__Charts and diagrams as code__

▬▬▬▬▬▬▬▬▬▬

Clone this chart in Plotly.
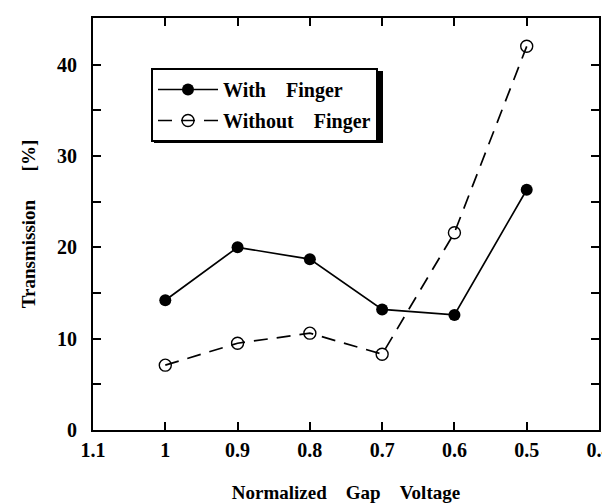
import plotly.graph_objects as go

voltage = [1.0, 0.9, 0.8, 0.7, 0.6, 0.5]
with_finger = [14.2, 20.0, 18.7, 13.2, 12.6, 26.3]
without_finger = [7.1, 9.5, 10.6, 8.3, 21.6, 42.0]

x_tick_vals = [1.1, 1.0, 0.9, 0.8, 0.7, 0.6, 0.5, 0.4]
x_tick_text = ["1.1", "1", "0.9", "0.8", "0.7", "0.6", "0.5", "0.4"]
y_tick_vals = [0, 10, 20, 30, 40]

FONT = "Liberation Serif"
NB = "\u00a0"

L, R, T, B = 85, 19, 10, 81
PW, PH = 610 - L - R, 503 - T - B

def px_x(p):
    return (p - L) / PW

def px_y(p):
    return (503 - B - p) / PH

fig = go.Figure()
fig.add_trace(go.Scatter(
    x=voltage, y=with_finger, mode="lines+markers",
    name="<b>With" + NB * 4 + "Finger</b>", legendgroup="a",
    line=dict(color="black", width=1.7),
    marker=dict(symbol="circle", size=12, color="black"),
))
fig.add_trace(go.Scatter(
    x=voltage, y=without_finger, mode="lines+markers",
    name="<b>Without" + NB * 4 + "Finger</b>", legendgroup="b",
    line=dict(color="black", width=1.7, dash="14px,9px"),
    marker=dict(symbol="circle-open", size=12, color="black", line=dict(width=1.4)),
))

# drop shadow of the legend box
fig.add_shape(type="rect", xref="paper", yref="paper",
              x0=px_x(146), x1=px_x(375), y0=px_y(135), y1=px_y(63),
              fillcolor="black", line=dict(width=0), layer="above")

fig.update_layout(
    width=610, height=503,
    margin=dict(l=L, r=R, t=T, b=B),
    paper_bgcolor="white", plot_bgcolor="white",
    font=dict(family=FONT, color="black", size=19),
    showlegend=True,
    legend=dict(
        x=px_x(143), y=px_y(60), xanchor="left", yanchor="top",
        bgcolor="white", bordercolor="black", borderwidth=2,
        font=dict(family=FONT, size=20, color="black"),
        itemwidth=60, traceorder="grouped", tracegroupgap=2,
    ),
    xaxis=dict(
        range=[1.1, 0.4], autorange=False, automargin=False,
        tickvals=x_tick_vals, ticktext=["<b>" + t + "</b>" for t in x_tick_text],
        ticks="inside", ticklen=8, tickwidth=2, tickcolor="black",
        showline=True, linecolor="black", linewidth=2, mirror="ticks",
        showgrid=False, zeroline=False, ticklabelstandoff=1,
        title=dict(text="<b>Normalized" + NB * 4 + "Gap" + NB * 4 + "Voltage</b>",
                   font=dict(size=19), standoff=26),
        tickfont=dict(size=20),
    ),
    yaxis=dict(
        range=[0, 45.1], autorange=False, automargin=False,
        tickvals=y_tick_vals, ticktext=["<b>%d</b>" % v for v in y_tick_vals],
        ticks="inside", ticklen=8, tickwidth=2, tickcolor="black",
        minor=dict(dtick=5, ticks="inside", ticklen=8, tickwidth=2, tickcolor="black"),
        showline=True, linecolor="black", linewidth=2, mirror="ticks",
        showgrid=False, zeroline=False, ticklabelstandoff=10,
        title=dict(text="<b>Transmission" + NB * 6 + "[%]</b>", font=dict(size=19), standoff=16),
        tickfont=dict(size=20),
    ),
)

fig.write_html("out.html")
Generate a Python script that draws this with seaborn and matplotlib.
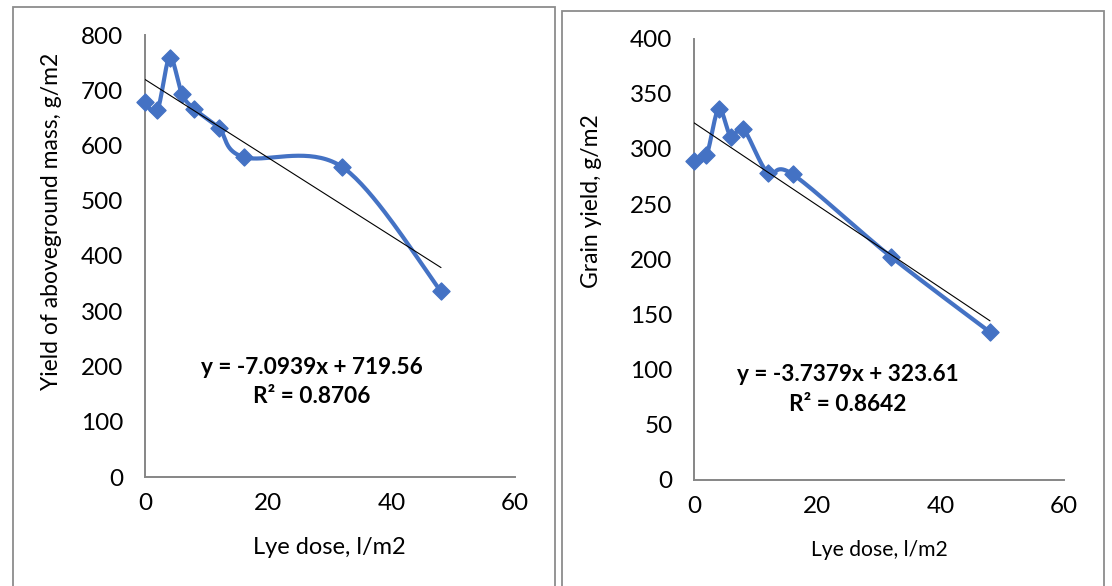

▬▬▬▬▬▬▬▬▬▬

__EXERCISE OBJECTIVE__
Pull out and copy each line containing the string "this".

__EXERCISE RESPONSE__
Clone this chart in Plotly.
Generate a Python script that draws this with seaborn and matplotlib.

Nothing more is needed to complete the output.